The shape stays the same. The lab shortcuts disappear.

That is usually the right evolution: exercise the platform flow first, then harden the implementation without changing the mental model.

Why This Matters

VKS is the runtime. VM Service is the bridge. ExternalDNS gives the application stable names. Contour gives it HTTP exposure. cert-manager and ClusterIssuer give it trust. Harbor gives it an artifact home. The tools VM gives the operator a reproducible cockpit.

Together they make something very practical:

A platform is not just a cluster. A platform is the set of services that make an application reachable, trusted, operable, and repeatable.

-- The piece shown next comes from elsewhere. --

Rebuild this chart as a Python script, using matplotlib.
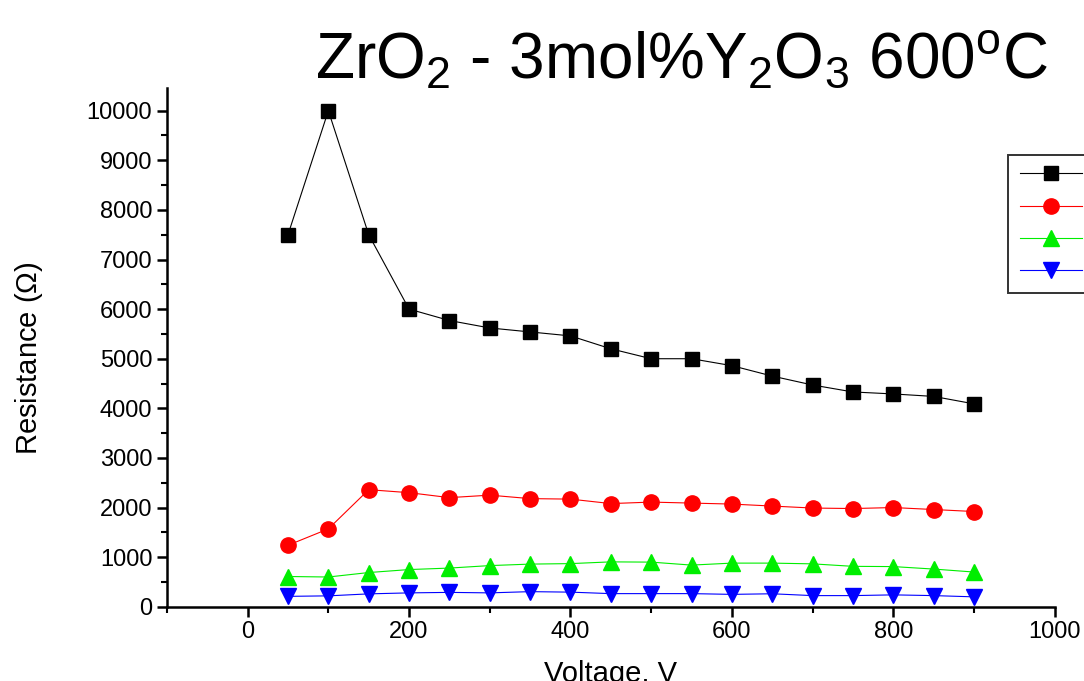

That is why this pattern is worth building early. It has just enough moving parts to feel real, and every moving part removes a manual edge that would otherwise slow a team down.

Public DevEnv Example

Everything important is already shown in this article, so the public repository is not required to understand the flow. It is useful if you want a clean starting point with validation and guardrails.

The sanitized example lives here:

The repository contains only the public-safe DevEnv example plus validation tooling: YAML parsing, yamllint, a public-safety scanner, gitleaks configuration, pre-commit config, and GitHub Actions. It intentionally does not contain private lab values, tokens, SSH keys, certificates, or filled-in environment data.